1984, année riche en sensations métalliques. Comme Ratt, nous sortons de la cave. C’est un peu habités d'une âme de sœur tordue que nous voulons du rock. Bien que défenseurs de la foi comme le prêtre Judas, c'est à l’instar de WASP que nous nous sentons également un peu pervers sexuels. On multiplie les claquages et les fractures du coccyx à vouloir imiter les sauts en grand écart de David Lee Roth sur "Jump" de Van Halen. Heureusement pour compenser, dans les boums, nous emballons sec la petite effarouchée sur le tube planétaire du groupe à Schenker et Meine. Je n'évoquerai même pas l'électrocution que nous inflige Metallica, ni Slayer qui ne nous montre aucune pitié.
En revanche, 1984, c’est aussi l’année propice à nous prendre pour d’invincibles barbares. Il faut dire que cette année-là, tout s’y prête. C’est l’année de Conan Le Destructeur de Richard Fleischer mais également celle de la sortie du troisième album délectueusement guerrier de Manowar, "Hail To England". Une année où tout concourt à ce que, taillés comme des lémuriens, nous nous prenions pour le premier des Cimmériens.
C’est donc en partie vêtus de cuir et ayant hâtivement revêtu notre slip en peau de bête que nous nous imaginons en plein champ de bataille avec cet album. S’il ne fallait en retenir qu’un dans la discographie des guerriers américains, ce serait incontestablement celui-ci. Jamais un disque de Manowar n’aura dégagé une telle aura de puissance guerrière et tout concourt dans cet album à susciter cette impression.
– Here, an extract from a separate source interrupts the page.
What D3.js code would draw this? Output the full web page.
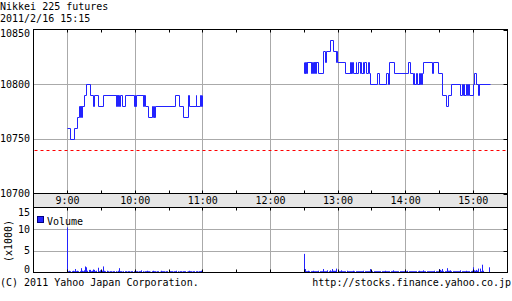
<!DOCTYPE html>
<html>
<head>
<meta charset="utf-8">
<script src="https://cdn.jsdelivr.net/npm/d3@7"></script>
<style>
body { margin: 0; background: #fff; }
svg { display: block; }
text { font-family: "DejaVu Sans Mono", monospace; font-size: 10px; fill: #000; }
</style>
</head>
<body>
<div id="chart"></div>
<script>
// chart data
var titleLines = ["Nikkei 225 futures", "2011/2/16 15:15"];
var footerLeft = "(C) 2011 Yahoo Japan Corporation.";
var footerRight = "http://stocks.finance.yahoo.co.jp";
var priceTicks = [10850, 10800, 10750, 10700];
var volumeTicks = [15, 10, 5, 0];
var prevClose = 10740;
var volumeStart = ["9:00:00", "12:30:00"];

// price change points [time, price]
var morning = [
    ["9:00:00", 10760], ["9:02:45", 10750], ["9:06:30", 10760], ["9:08:30", 10770],
    ["9:10:30", 10780], ["9:11:00", 10770], ["9:11:30", 10780], ["9:12:00", 10770], ["9:12:30", 10780],
    ["9:13:00", 10770], ["9:13:30", 10780],
    ["9:15:00", 10790], ["9:16:30", 10800], ["9:20:30", 10790],
    ["9:23:00", 10780], ["9:24:00", 10790], ["9:27:00", 10780], ["9:31:30", 10790],
    ["9:43:00", 10780], ["9:43:30", 10790], ["9:44:00", 10780], ["9:44:30", 10790], ["9:45:00", 10780],
    ["9:45:30", 10790], ["9:46:00", 10780], ["9:46:30", 10790],
    ["9:49:00", 10780], ["9:51:20", 10790],
    ["9:59:00", 10780], ["10:00:00", 10790], ["10:00:30", 10780], ["10:01:20", 10790],
    ["10:07:10", 10780], ["10:07:40", 10790], ["10:08:10", 10780], ["10:08:40", 10790],
    ["10:09:20", 10780], ["10:11:30", 10770], ["10:15:00", 10780],
    ["10:16:30", 10770], ["10:17:00", 10780], ["10:17:30", 10770], ["10:18:00", 10780],
    ["10:35:20", 10790], ["10:39:00", 10780], ["10:42:40", 10770], ["10:47:00", 10790], ["10:48:00", 10780],
    ["10:54:00", 10790], ["10:54:40", 10780], ["10:58:00", 10790], ["10:59:00", 10780], ["10:59:40", 10790],
    ["11:00:00", 10790]
];
var afternoon = [
    ["12:30:00", 10820], ["12:30:30", 10810], ["12:31:00", 10820], ["12:31:30", 10810], ["12:32:00", 10820],
    ["12:32:30", 10810], ["12:33:00", 10820],
    ["12:36:20", 10810], ["12:36:50", 10820], ["12:37:20", 10810], ["12:37:50", 10820], ["12:38:40", 10810],
    ["12:39:10", 10820], ["12:39:40", 10810], ["12:40:10", 10820], ["12:40:40", 10810], ["12:41:00", 10820],
    ["12:42:30", 10810], ["12:47:00", 10830], ["12:48:30", 10820], ["12:50:00", 10830], ["12:53:00", 10840],
    ["12:56:00", 10830], ["12:58:40", 10820], ["12:59:00", 10830], ["12:59:20", 10820],
    ["13:06:10", 10810], ["13:10:40", 10820], ["13:11:10", 10810], ["13:11:40", 10820], ["13:12:10", 10810],
    ["13:12:50", 10820], ["13:13:20", 10810],
    ["13:16:00", 10820], ["13:16:30", 10810], ["13:18:00", 10820], ["13:19:30", 10810], ["13:20:00", 10820],
    ["13:20:30", 10810], ["13:22:30", 10820], ["13:23:00", 10810], ["13:23:30", 10820], ["13:25:00", 10810],
    ["13:27:00", 10820], ["13:27:30", 10810], ["13:29:00", 10800],
    ["13:34:50", 10810], ["13:36:20", 10800], ["13:42:40", 10810], ["13:44:40", 10800], ["13:45:50", 10820],
    ["13:50:00", 10810], ["14:02:20", 10820], ["14:04:30", 10810],
    ["14:06:50", 10800], ["14:07:30", 10810], ["14:08:00", 10800], ["14:10:00", 10810], ["14:10:30", 10800],
    ["14:12:00", 10810], ["14:12:30", 10800], ["14:13:30", 10810], ["14:14:00", 10800], ["14:15:00", 10810],
    ["14:15:40", 10820], ["14:23:30", 10810], ["14:25:00", 10820], ["14:29:00", 10810],
    ["14:32:40", 10790], ["14:36:40", 10780], ["14:38:10", 10790], ["14:40:50", 10800],
    ["14:48:50", 10790], ["14:50:00", 10800], ["14:51:00", 10790], ["14:52:00", 10800], ["14:52:30", 10790],
    ["14:54:00", 10800], ["14:54:30", 10790], ["14:56:00", 10800], ["14:57:00", 10790], ["15:00:00", 10800],
    ["15:01:30", 10810], ["15:02:30", 10800], ["15:04:30", 10790], ["15:05:30", 10800], ["15:15:00", 10800]
];

// volume per minute (x1000), from 9:00 and from 12:30
var morningVolume = [
    10.4, 0.3, 0.4, 0.3, 0.3, 0.4, 0.3, 0.8, 0.3, 0.4,
    0.3, 0.3, 1.0, 0.4, 0.3, 0.5, 1.4, 1.2, 0.4, 0.6,
    0.6, 0.3, 0.4, 0.7, 0.6, 0.3, 0.4, 1.1, 0.3, 0.5,
    0.3, 0.4, 1.4, 0.4, 0.3, 0.4, 0.3, 0.2, 0.3, 0.3,
    0.2, 0.3, 0.3, 0.3, 0.2, 0.4, 1.0, 0.3, 0.3, 0.2,
    0.3, 0.3, 0.3, 0.2, 0.3, 0.3, 0.2, 0.3, 0.3, 0.3,
    0.4, 0.3, 0.3, 0.2, 0.3, 0.3, 0.5, 0.3, 0.2, 0.3,
    0.3, 0.4, 0.3, 0.3, 0.2, 0.3, 0.4, 0.3, 0.3, 0.2,
    0.3, 0.3, 0.2, 0.4, 0.3, 0.3, 0.3, 0.2, 0.3, 0.3,
    0.2, 0.3, 0.3, 0.3, 0.2, 0.3, 0.3, 0.4, 0.3, 0.2,
    0.3, 0.3, 0.2, 0.3, 0.3, 0.3, 0.2, 0.3, 0.4, 0.3,
    0.3, 0.2, 0.3, 0.3, 0.3, 0.3, 0.2, 0.3, 0.3, 0.4
];
var afternoonVolume = [
    4.3, 0.8, 0.3, 0.3, 0.4, 0.3, 0.3, 0.3, 0.4, 0.3,
    0.3, 0.3, 0.3, 0.4, 0.3, 0.3, 0.3, 0.8, 0.3, 0.3,
    0.3, 0.5, 0.3, 0.5, 0.3, 0.8, 0.4, 0.4, 0.4, 0.9,
    0.3, 0.3, 0.3, 0.5, 0.3, 0.3, 0.3, 0.3, 0.4, 0.3,
    0.3, 0.3, 0.3, 0.3, 0.4, 0.3, 0.3, 0.3, 0.3, 0.3,
    0.3, 0.3, 0.3, 0.4, 0.3, 0.3, 0.3, 0.3, 0.3, 0.8,
    0.3, 0.3, 0.3, 0.3, 0.3, 0.3, 0.3, 0.3, 0.3, 0.3,
    0.3, 0.3, 0.4, 0.3, 0.3, 0.3, 0.3, 0.3, 0.3, 0.5,
    0.3, 0.3, 0.3, 0.3, 0.3, 0.3, 0.3, 0.3, 0.3, 0.3,
    0.3, 0.3, 0.4, 0.3, 0.3, 0.3, 0.3, 0.3, 0.3, 0.3,
    0.3, 0.3, 0.4, 0.3, 0.3, 0.3, 0.5, 0.3, 0.3, 0.3,
    0.3, 0.3, 0.3, 0.3, 0.3, 0.3, 0.4, 0.3, 0.3, 0.3,
    0.8, 0.6, 0.4, 0.8, 0.3, 0.3, 0.3, 1.0, 0.4, 0.4,
    0.5, 0.3, 0.3, 0.3, 0.3, 0.3, 0.3, 0.3, 0.3, 0.5,
    0.3, 0.3, 0.3, 0.3, 0.4, 0.3, 0.3, 0.3, 0.3, 0.4,
    1.2, 0.5, 0.4, 0.6, 0.4, 0.9, 0.9, 0.3, 1.8, 0.4,
    0, 0, 0, 0, 1.2, 0
];

var blue = "#2222ff";
var gridColor = "#aaaaaa";

var parseTime = d3.timeParse("%H:%M:%S");
var fmtHour = d3.timeFormat("%-H:%M");

function drawChart() {

    var width = 512, height = 301;
    var left = 33.5, right = 507.5;
    var pTop = 29.5, pBottom = 193.5;
    var bandBottom = 207.5;
    var vTop = 207.5, vBottom = 272.5;

    var svg = d3.select("#chart").append("svg")
        .attr("width", width)
        .attr("height", height);

    var x = d3.scaleTime()
        .domain([parseTime("8:30:00"), parseTime("15:30:00")])
        .range([33.8, 507.1]);
    var y = d3.scaleLinear().domain([10700, 10850]).range([pBottom, pTop]);
    var yv = d3.scaleLinear().domain([0, 15]).range([vBottom, vTop]);

    var px = function(t) { return Math.floor(x(t)) + 0.5; };
    var hours = x.ticks(d3.timeHour.every(1)).filter(function(t) { return t > x.domain()[0]; });
    var halfHours = x.ticks(d3.timeMinute.every(30)).filter(function(t) {
        return t > x.domain()[0] && t < x.domain()[1];
    });

    // titles
    svg.selectAll("text.title")
        .data(titleLines)
        .join("text")
        .attr("class", "title")
        .attr("x", 0)
        .attr("y", function(d, i) { return 10 + i * 12; })
        .text(function(d) { return d; });

    // price gridlines
    svg.append("g")
        .selectAll("line")
        .data(priceTicks.filter(function(v) { return v != 10850 && v != 10700; }))
        .join("line")
        .attr("x1", left).attr("x2", right)
        .attr("y1", function(d) { return Math.round(y(d)) + 0.5; })
        .attr("y2", function(d) { return Math.round(y(d)) + 0.5; })
        .attr("stroke", gridColor);

    svg.append("g")
        .selectAll("line")
        .data(hours)
        .join("line")
        .attr("x1", px).attr("x2", px)
        .attr("y1", pTop).attr("y2", pBottom)
        .attr("stroke", gridColor);

    // volume gridlines
    svg.append("g")
        .selectAll("line")
        .data([5, 10])
        .join("line")
        .attr("x1", left).attr("x2", right)
        .attr("y1", function(d) { return Math.round(yv(d)) + 0.5; })
        .attr("y2", function(d) { return Math.round(yv(d)) + 0.5; })
        .attr("stroke", gridColor);

    svg.append("g")
        .selectAll("line")
        .data(hours)
        .join("line")
        .attr("x1", px).attr("x2", px)
        .attr("y1", vTop).attr("y2", vBottom)
        .attr("stroke", gridColor);

    // previous close
    svg.append("line")
        .attr("x1", left + 1).attr("x2", right)
        .attr("y1", Math.round(y(prevClose)) + 0.5)
        .attr("y2", Math.round(y(prevClose)) + 0.5)
        .attr("stroke", "#ff0000")
        .attr("stroke-dasharray", "3,3");

    // price line, one path per session
    var line = d3.line()
        .x(function(d) { return px(parseTime(d[0])); })
        .y(function(d) { return Math.round(y(d[1])) + 0.5; })
        .curve(d3.curveStepAfter);

    svg.append("g")
        .selectAll("path")
        .data([morning, afternoon])
        .join("path")
        .attr("d", line)
        .attr("fill", "none")
        .attr("stroke", blue)
        .attr("stroke-width", 1);

    // volume bars
    var bars = [];
    [morningVolume, afternoonVolume].forEach(function(arr, k) {
        var start = parseTime(volumeStart[k]);
        arr.forEach(function(v, i) {
            bars.push({t: d3.timeMinute.offset(start, i), v: v});
        });
    });

    svg.append("g")
        .selectAll("rect")
        .data(bars.filter(function(d) { return d.v > 0; }))
        .join("rect")
        .attr("x", function(d) { return Math.floor(x(d.t)); })
        .attr("width", 1)
        .attr("y", function(d) { return yv(d.v); })
        .attr("height", function(d) { return yv(0) - yv(d.v); })
        .attr("fill", blue);

    // time band
    svg.append("rect")
        .attr("x", left).attr("y", pBottom)
        .attr("width", right - left).attr("height", bandBottom - pBottom)
        .attr("fill", "#e6e6e6");

    svg.append("g")
        .selectAll("text")
        .data(hours)
        .join("text")
        .attr("x", function(d) { return x(d); })
        .attr("y", 204)
        .attr("text-anchor", "middle")
        .text(fmtHour);

    // frames
    var frame = svg.append("g").attr("fill", "none").attr("stroke", "#000");
    frame.append("rect").attr("x", left).attr("y", pTop).attr("width", right - left).attr("height", pBottom - pTop);
    frame.append("rect").attr("x", left).attr("y", pBottom).attr("width", right - left).attr("height", bandBottom - pBottom);
    frame.append("rect").attr("x", left).attr("y", vTop).attr("width", right - left).attr("height", vBottom - vTop);

    // small ticks on the frames
    var ticks = svg.append("g").attr("stroke", "#000");
    halfHours.forEach(function(t) {
        ticks.append("line").attr("x1", px(t)).attr("x2", px(t)).attr("y1", pTop).attr("y2", pTop + 3);
        ticks.append("line").attr("x1", px(t)).attr("x2", px(t)).attr("y1", pBottom - 3).attr("y2", pBottom);
        ticks.append("line").attr("x1", px(t)).attr("x2", px(t)).attr("y1", bandBottom).attr("y2", bandBottom + 3);
        ticks.append("line").attr("x1", px(t)).attr("x2", px(t)).attr("y1", vBottom - 3).attr("y2", vBottom);
    });
    priceTicks.forEach(function(v) {
        var yy = Math.round(y(v)) + 0.5;
        ticks.append("line").attr("x1", right - 4).attr("x2", right).attr("y1", yy).attr("y2", yy);
    });
    [5, 10].forEach(function(v) {
        var yy = Math.round(yv(v)) + 0.5;
        ticks.append("line").attr("x1", right - 4).attr("x2", right).attr("y1", yy).attr("y2", yy);
    });

    // y labels
    svg.append("g")
        .selectAll("text")
        .data(priceTicks)
        .join("text")
        .attr("x", 30)
        .attr("y", function(d) { return Math.max(y(d), 33) + 3.5; })
        .attr("text-anchor", "end")
        .text(function(d) { return d; });

    svg.append("g")
        .selectAll("text")
        .data(volumeTicks)
        .join("text")
        .attr("x", 30)
        .attr("y", function(d) { return Math.min(Math.max(yv(d), 212), 269.5) + 3.5; })
        .attr("text-anchor", "end")
        .text(function(d) { return d; });

    svg.append("text")
        .attr("transform", "translate(12,241) rotate(-90)")
        .attr("text-anchor", "middle")
        .text("(x1000)");

    // legend
    svg.append("rect")
        .attr("x", 37.5).attr("y", 216.5)
        .attr("width", 6).attr("height", 6)
        .attr("fill", blue)
        .attr("stroke", "#000080");
    svg.append("text").attr("x", 47).attr("y", 225).text("Volume");

    // footer
    svg.append("text").attr("x", 0).attr("y", 286).text(footerLeft);
    svg.append("text").attr("x", 511).attr("y", 286).attr("text-anchor", "end").text(footerRight);

}

drawChart();
</script>
</body>
</html>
Tout d'abord, un artwork, certes assez laid, mais virilement et barbarement bodybuildé. Ensuite, des compositions bellicistes aux titres pour le moins évocateurs. Et, surtout, une musique à nous inciter à étêter de notre énorme épée le premier venu, surtout s’il est plus petit et plus faible que nous.
Manowar n’aura jamais fait une musique dégageant une telle sensation de puissance. Le son est énorme pour l’époque. La basse est quasiment et doublement omniprésente et omnipotente. Elle enveloppe de toute sa force les autres instruments, cantonnant la guitare de Ross The Boss, malgré les soli, dans un quasi second rôle de figuration rythmique. Et puis, il y a ce chant clair, époustouflant et envoûtant d’Eric Adams qui donne une dimension supplémentaire, héroïque, et quelquefois inquiétante, aux compositions du groupe. Il suffit d’écouter le final du titre "Hail To England" pour apprécier à sa juste valeur les capacités vocales du guerrier.
L’album "Hail To England" ou l'art de pratiquer hardiment et magistralement du gros heavy-métal, lourd, puissant, guerrier, parfois épique, qui sent bon le sang frais de l'ennemi vaincu. Mais "Hail to England" c’est également des chœurs de toute beauté sur "Blood Of My Enemies" ou un voyage pour l’au-delà avec "Bridge Of Death". Ce titre à l’interlude vocal et au final démoniaque, commence comme une douce épitaphe mortuaire pour se terminer en gros heavy de bienvenue en Enfer.
Cet album aurait pu être un chef d’œuvre sans ce terrible instrumental "Black Arrows", à l’introduction orale de descente abyssale, qui s’avère terrifiant dans tous les sens du terme. 3,05 minutes de tortures auditives, sans doute pour mieux nous faire apprécier, et franchir avec allégresse, le pont vers l'Ailleurs que constitue le magnifique et long titre final, "Bridge Of Death". "Hail To England" est un album majeur de Manowar et du heavy-métal en général. On finirait presque par se laisser convaincre qu’en 1984 tous les groupes de métal furent touchés par la grâce des Dieux de la musique.